Cependant, lorsque j’ai commencé à travailler le chapitre six (consacré principalement à une critique de l’utilitarisme), quelque chose s’est passé. Ce fut comme si — et je sais que cela aura l’air étrange, mais je m’y hasarde tout de même — ce fut comme si je cessais d’être l’auteur de ce livre. Mots, phrases, paragraphes, pages entières sont venus de je ne sais où. Ce que j’étais en train d’écrire était nouveau pour moi ; cela ne représentait rien de ce que j’avais pensé précédemment. Mais les mots établissaient résidence de manière permanente sur la page aussi rapidement qu’il m’était possible de les taper. C’était plus que plaisant. C’était grisant.
Mais la véritable énigme est la suivante. Cette excitation n’a pas duré quelques minutes, quelques heures ou même quelques semaines. Je fus dans cet état, sans interruption, pendant des mois. Je n’exagère pas en disant que, pendant cette période, j’ai perdu tout contrôle sur la direction du livre. Je ne venais pratiquement que pour voir. C’est pourquoi je pense que les parties les plus originales de LDA (les quatre derniers chapitres où je défends les principes de respect, de dommage, d’outrepassement minimal, du pire et de liberté) ne sont pas des éléments dont je puis m’attribuer tout le mérite. Ils me sont venus véritablement comme un don. Même lorsque j’écris ces mots, je dois me secouer la tête d’étonnement, encore incapable de comprendre comment tout cela est arrivé.
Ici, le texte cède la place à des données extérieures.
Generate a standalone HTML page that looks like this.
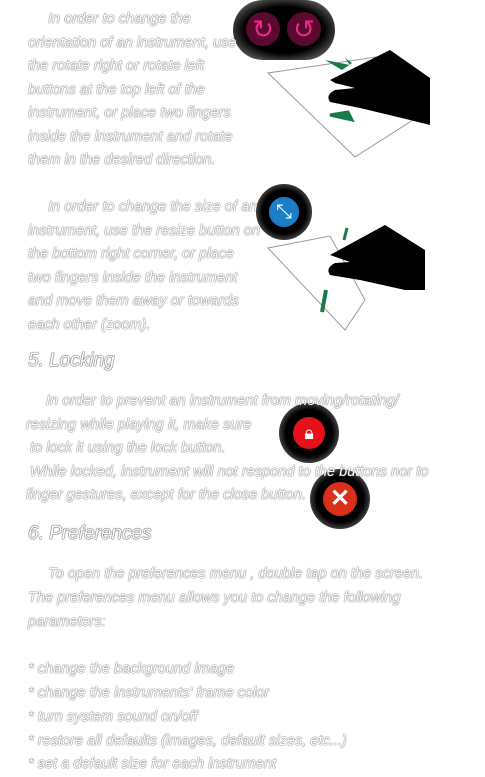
<!DOCTYPE html>
<html><head><meta charset="utf-8"><style>
body{margin:0;width:485px;height:768px;background:#fff;position:relative;overflow:hidden;font-family:"Liberation Sans",sans-serif}
.t{position:absolute;font-style:italic;font-size:14.6px;color:#fff;white-space:nowrap;text-shadow:0 0 1px #555,0 0 1px #555;line-height:16px}
.h{position:absolute;font-style:italic;font-size:19px;color:#fff;white-space:nowrap;text-shadow:0 0 1px #444,0 0 1px #444,0 0 1px #444}
.btn{position:absolute;border-radius:50%;background:radial-gradient(circle,#000 55%,#444 72%,#fff 100%)}
</style></head><body>
<svg style="position:absolute;left:0;top:0" width="485" height="768">
<g>
<polygon points="268,73 390,55 413,120 355,157" fill="#fff" stroke="#999" stroke-width="1"/>
<path d="M330,80 L390,50 L430,78 L430,125 L410,120 L360,108 L330,102 Q325,95 335,90 L355,88 L335,83 Z" fill="#000"/>
<path d="M325,60 L350,65 L345,58 L352,63 L342,70 Z" fill="#187a45"/>
<path d="M330,115 L352,120 L348,112 Z" fill="#187a45" stroke="#187a45" stroke-width="3"/>
</g>
<g>
<polygon points="268,248 330,236 365,300 345,330" fill="#fff" stroke="#999" stroke-width="1"/>
<path d="M330,255 L385,225 L425,250 L425,290 L405,290 L360,280 L330,275 Q325,268 335,263 L350,262 Z" fill="#000"/>
<line x1="344" y1="240" x2="347" y2="228" stroke="#187a45" stroke-width="3"/>
<line x1="326" y1="290" x2="322" y2="312" stroke="#187a45" stroke-width="4"/>
</g>
</svg>
<div style="position:absolute;left:233px;top:0;width:102px;height:60px;border-radius:30px;background:radial-gradient(ellipse,#000 55%,#555 80%,#fff 100%)"></div>
<div style="position:absolute;left:246px;top:12px;width:34px;height:34px;border-radius:50%;background:#5a0a2e;color:#f0258a;font-size:26px;line-height:34px;text-align:center">↻</div>
<div style="position:absolute;left:287px;top:12px;width:34px;height:34px;border-radius:50%;background:#5a0a2e;color:#f0258a;font-size:26px;line-height:34px;text-align:center">↺</div>
<div class="btn" style="left:256px;top:184px;width:56px;height:56px"><div style="position:absolute;left:13px;top:13px;width:30px;height:30px;border-radius:50%;background:#1a7fc8;color:#fff;font-size:20px;line-height:30px;text-align:center">⤡</div></div>
<div class="btn" style="left:279px;top:403px;width:60px;height:60px"><div style="position:absolute;left:14px;top:14px;width:32px;height:32px;border-radius:50%;background:#e8101a;color:#fff;font-size:18px;line-height:32px;text-align:center">🔒︎</div></div>
<div class="btn" style="left:310px;top:469px;width:60px;height:60px"><div style="position:absolute;left:13px;top:13px;width:34px;height:34px;border-radius:50%;background:#d8301a;color:#fff;font-size:24px;font-weight:bold;line-height:34px;text-align:center">✕</div></div>

<div class="t" style="left:28px;top:8px;line-height:23.5px">
<span style="padding-left:20px">In order to change the</span><br>orientation of an instrument, use<br>the rotate right or rotate left<br>buttons at the top left of the<br>instrument, or place two fingers<br>inside the instrument and rotate<br>them in the desired direction.</div>
<div class="t" style="left:28px;top:196px;line-height:23.5px">
<span style="padding-left:20px">In order to change the size of an</span><br>instrument, use the resize button on<br>the bottom right corner, or place<br>two fingers inside the instrument<br>and move them away or towards<br>each other (zoom).</div>
<div class="h" style="left:28px;top:350px">5. Locking</div>
<div class="t" style="left:26px;top:390px;line-height:23.5px">
<span style="padding-left:20px">In order to prevent an instrument from moving/rotating/</span><br>resizing while playing it, make sure<br>&nbsp;to lock it using the lock button.<br>&nbsp;While locked, instrument will not respond to the buttons nor to<br>finger gestures, except for the close button.</div>
<div class="h" style="left:28px;top:523px">6. Preferences</div>
<div class="t" style="left:28px;top:563px;line-height:23.8px">
<span style="padding-left:20px">To open the preferences menu , double tap on the screen.</span><br>The preferences menu allows you to change the following<br>parameters:<br><br>* change the background image<br>* change the instruments' frame color<br>* turn system sound on/off<br>* restore all defaults (images, default sizes, etc...)<br>* set a default size for each instrument</div>
</body></html>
Permettez-moi d’ajouter quatre autres observations sur la façon dont j’ai éprouvé le processus d’écriture de LDA et sur ce que j’ai appris à mesure que le travail évoluait. (J’en dirai plus sur ces questions à la fin de cette préface.) Lorsque j’ai commencé, j’avais des aspirations réformistes. Des choses terribles étaient faites aux animaux. Aux mains des chercheurs et des éleveurs, par exemple, la souffrance qui leur était infligée n’était pas nécessaire. Je pensais pouvoir expliquer pourquoi cela était vrai, et pourquoi cela devait cesser. Cette façon de penser, me suis-je rendu compte, permettait au fait même de faire souffrir les animaux de ne pas être mal si cela était nécessaire. Enfin, je pensais également pouvoir expliquer pourquoi cela était vrai. En écrivant les premiers mots de LDA, j’avais pleinement l’intention de défendre l’utilisation des animaux dans la recherche biomédicale, par exemple, à condition qu’il ne leur soit causé aucune douleur non nécessaire.
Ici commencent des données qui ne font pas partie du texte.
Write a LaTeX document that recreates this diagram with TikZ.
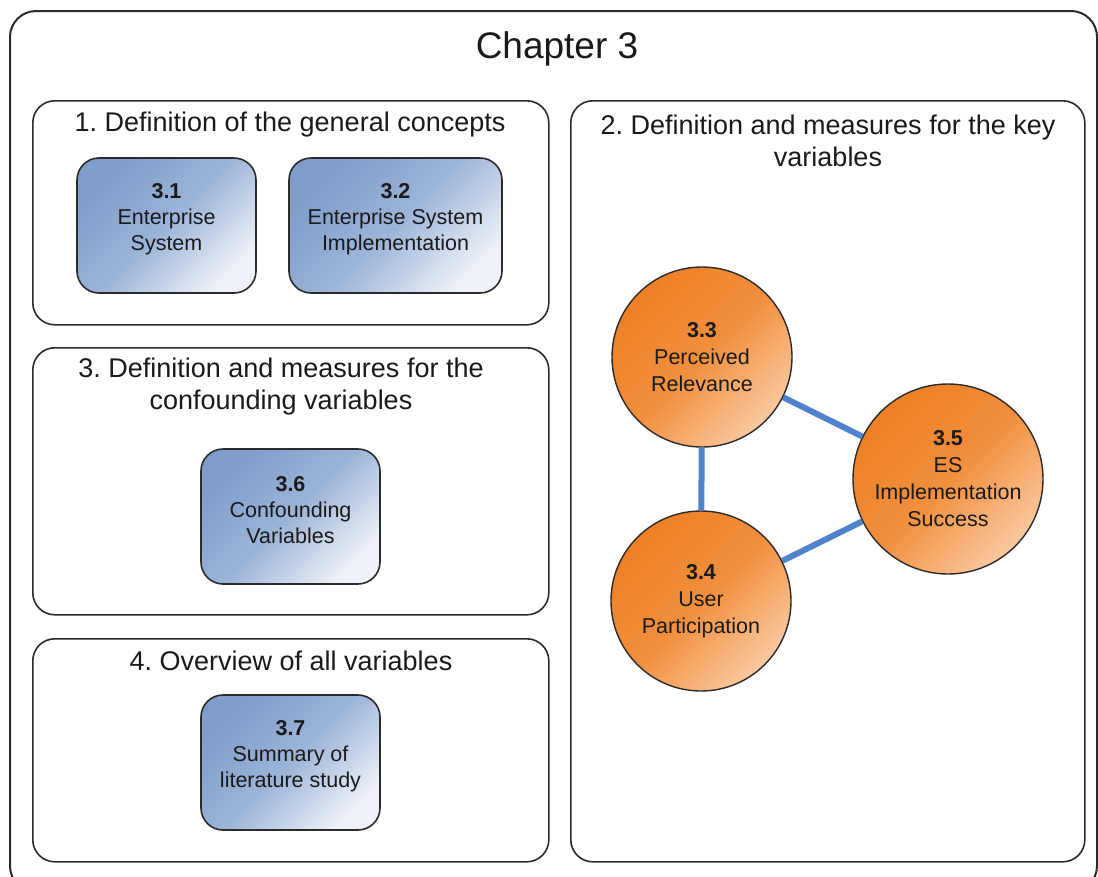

Les choses ne se sont pas passées ainsi. Lorsque j’abordai l’utilisation des animaux comme « outils » de recherche, la logique de l’argumentation m’avait déjà converti à une position abolitionniste. Il me semble évidemment vrai, aujourd’hui, que vous ne justifiez pas le fait d’outrepasser les droits d’un animal parce que les autres en tireront avantage. Cela n’était pas évidemment vrai pour moi lorsque j’ai commencé ce voyage. Et c’est après avoir perdu le contrôle sur la direction du livre, et seulement après que ma critique de l’utilitarisme est devenue plus profonde, que j’ai commencé à me trans¬former en abolitionniste. Il ne fait aucun doute que certains philosophes écrivent des livres pour défendre ce qu’ils croient déjà. Aussi fréquent que cela puisse être, ce n’est manifeste-ment pas le cas ici. »
p. 14-16
Pourquoi Regan nous raconte-t-il tout cela? Le propos de cet aperçu autobiographique est-il de nous disposer à accepter sa théorie comme vraie en arguant des conditions dans lesquelles il en a eu la « révélation » ? Le fait qu’il ait eu l’impression de perdre le contrôle de l’écriture comme si « la chose même » s’imposait à lui, est-il censé valoir comme preuve ? Non seulement Regan ne dit rien de tel mais il reconnaît explicitement le contraire :
« Bien sûr, ces esquisses autobiographiques ne contribuent nullement à prouver que LDA contient ne serait-ce qu’un mot de vrai. Qui sait si, pendant ces mois grisants, je n’ai pas fait le lit aux propositions trompeuses du malin génie de Descartes ? La vérité est logiquement distinct de ce qui nous le motive à le penser. Tous les philosophes comprennent cela. Et les philosophes, étant philosophes, se fichent de ce que cela faisait d’être Tom Regan au début des années 80 »
p. 17 -18
Quelle étrange manière de commencer une (longue) préface en racontant quelque chose dont le lecteur devrait se ficher et en prenant soin, qui plus est, de lui signifier qu’on est conscient qu’il est censé s’en ficher ! On peut envisager l’hypothèse que, tant l’aperçu autobiographique que la remarque qui le conclut en en limitant la portée, remplissent une fonction d’affichage de vertu épistémique (sans que l’affichage de vertu ait ici une connotation péjorative). Ainsi on peut considérer comme une marque de l’authenticité de la démarche intellectuelle de l’auteur qu’il ait revu sa position initiale au lieu de résister à ce qui lui apparaissait de plus en plus comme la vérité. Reste à savoir dans quelle mesure le récit de la recherche est décisif dans l’appréciation de la vertu épistémique qui y préside et dans quelle mesure on devrait pouvoir se contenter des produits même de cette recherche pour en juger. Pour ma part, la seule lecture de l’ouvrage, abstraction faite de la préface, me porte à reconnaître à Regan une grande honnêteté intellectuelle. Alors même que je n’ai pas été convaincu de ses thèses essentielles, j’ai été favorablement impressionné par sa manière de discuter les thèses auxquelles il s’oppose (sa manière de critiquer Descartes est exemplaire de ce point de vue et peut servir de modèle pédagogique) en évitant les facilités, les hommes de paille, voire en défendant les auteurs qu’il critique contre des objections infondées.